Something is brewing with Little Mix. On the British girl band’s fifth album, L5, there’s a new theme to be found among the songs about love on the dance floor and boys who break your heart. On this LP, the women invoke girl power 2.0 with a sex- and friends-positive message for their generation.
The group hand in a solid pop album, with heavy British influences in the style and songwriting, that dips a toe further into the world of hip-hop sounds. By looking at the album credits, it’s easy to see what Little Mix themselves are vibing: the girls wrote many of the most feminist anthems on L5, including “The National Manthem,” a 30-second intro track that lauds a bad bitch; “Strip,” which is dedicated to self-love (“Jiggle all this weight yeah / You know I love all of this”); and “Joan of Arc,” an ode to more masturbatory self-love that manages to name-check some famous, historical bad bitches and on which the girls declare they are “on that feminist tip.” Despite their past beef with some Spice Girls, the songs they’re writing sound like the idea of empowerment, specifically as encapsulated in the phrase “girl power,” made a major impression on them when they were girls; now, their own mics in hand, they’re bringing the message to Gen Z. They take it one step further, however, by actually embracing the identity of feminist, rather than holding it at a distance as their predecessors, the Spice Girls, did. On these songs, as well as “Love A Girl Right,” a message to a girlfriend who has been jilted by a cheating man, there is a strong message of empowerment for young women, urging them to put themselves ahead of their romantic relationships and to develop a healthy sense of self-confidence rather than try to find their identity in a relationship.
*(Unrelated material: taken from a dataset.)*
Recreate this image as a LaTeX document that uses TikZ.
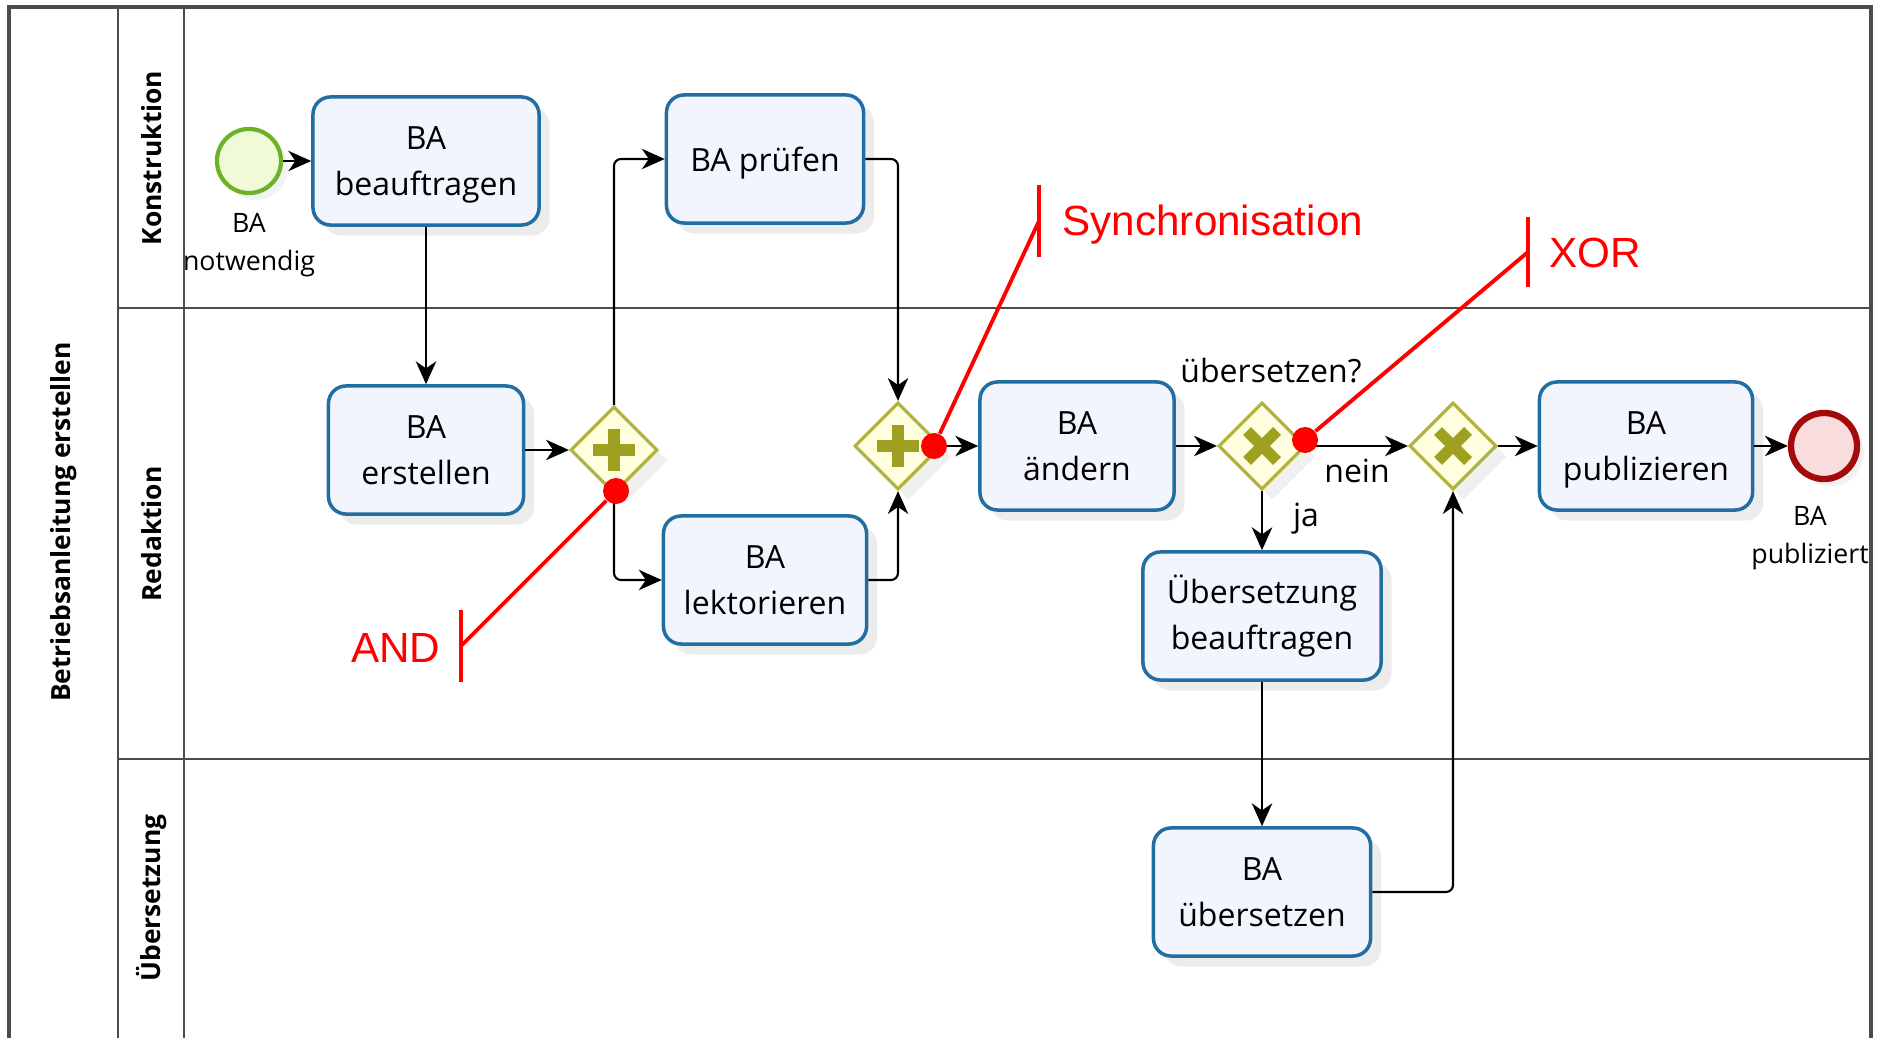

The message continues in another one penned by the group, “Motivate,” about the very good sex you can have when you get it “any way that [you] want it” from a man who “never let me down when he go lower.” Jade Thirwall isthe most prolific songwriter of the group, turning in a particularly fun bop with “Wasabi” (“Spit me out like hot wasabi / Lick me up / I’m sweet and salty”). The album’s lead single, “Woman Like Me,” features a verse from their former tourmate Nicki Minaj and boasts a songwriting (plus guitar and bass playing) credit from Ed Sheeran, along with Jess Glynne. Throughout the album, Little Mix straddle the line between clean, ambigious pop songs that the youngest of their fans can hear and a dirtier, more grown up sound that owes an auditory debt to West Coast hip hop production with lyrics that present a very strong, feminine point of view on womanhood.
The album hits its peak with “Woman’s World,” another track co-written by Thirwall. It’s rare to hear a pop song address inequality in the workplace for women, let alone the way women’s words and bodies are policed. This is a step beyond packaging feminism and selling it back to us; it is (finally) a step forward in the level of discourse in pop music.